Duruşma sonrasında dosyayla ilgili görüşme gerçekleştirdiğimiz müşteki avukatı Şükran Dağ Cabir, sanıkların duruşmalara katılma ve imza yükümlülüklerinin iptal edildiğini belirtip, dosyayla ilgili şu bilgileri paylaştı:

"Dosya belli aşamaya geldi, bir bilirkişi raporu alınması gerekiyor. Belediyenin göndermesi gereken eksikliler var. Bilgiler toparlandıktan sonra bilirkişiye gidecek.
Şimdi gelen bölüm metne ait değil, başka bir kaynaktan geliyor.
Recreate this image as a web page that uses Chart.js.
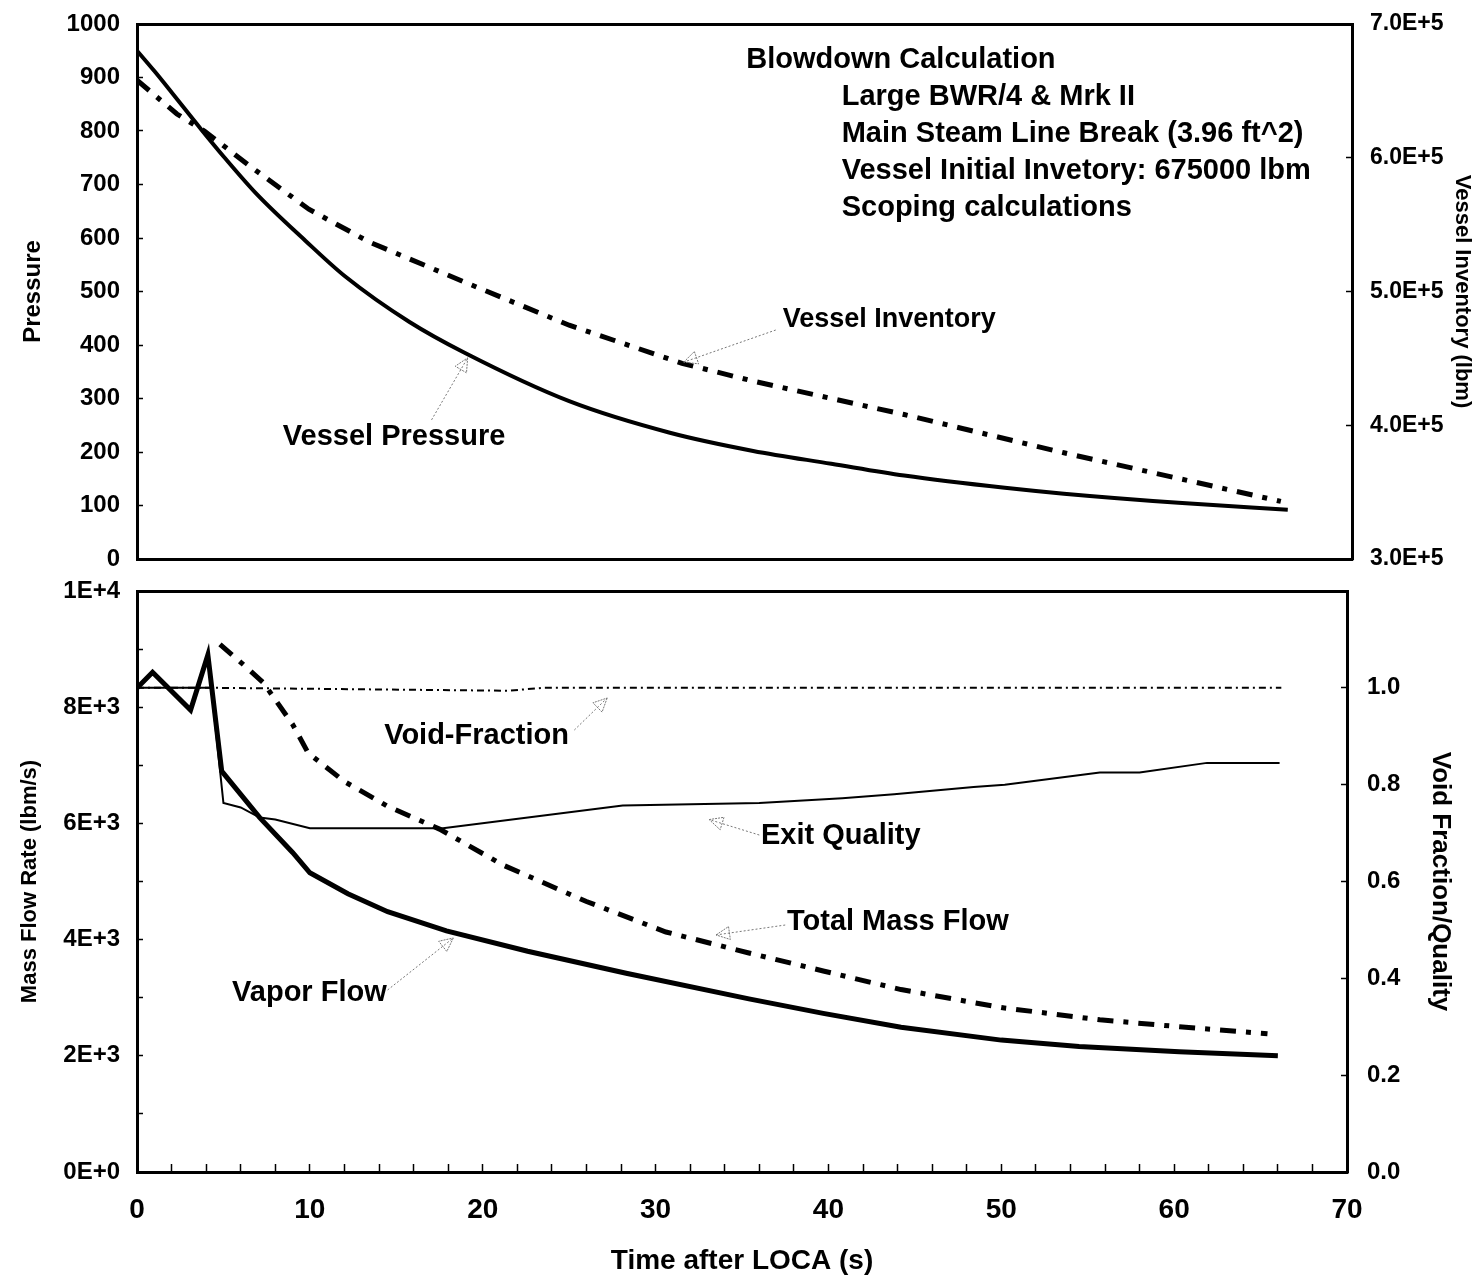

Bu dosyada herkes sorumluluğu birbirine atıyor. Müteahhit yapı denetimciye, yapı denetimci olarak çalışan kişiler imzalarının kullanıldığını; bir dahilleri olmadığını, yapı denetim firmasında sigortalı gibi göründüklerini belirtiyor. Herkes topu birbirine atıyor ama görünen o ki bu dosyada müteveffalar (vefat eden kişi) sorumlu çıkacak gibi. Ortada yıkılan bir apartman var ama sorumlu yok gibi. Bu dosyada müştekilerin adalete inancı ve güveni yok. Hiç kimse bu dosyadan adil bir karar çıkacağına inanmıyor. Şu an bu dosyadan tutuklu kimse yok, imza zorunluluğu, duruşmaya gelme zorunluluğu da yok. Üç yıl geçti ortada karar yok, tutukluluğu devam eden yok, ölen öldüğüyle kaldı maalesef."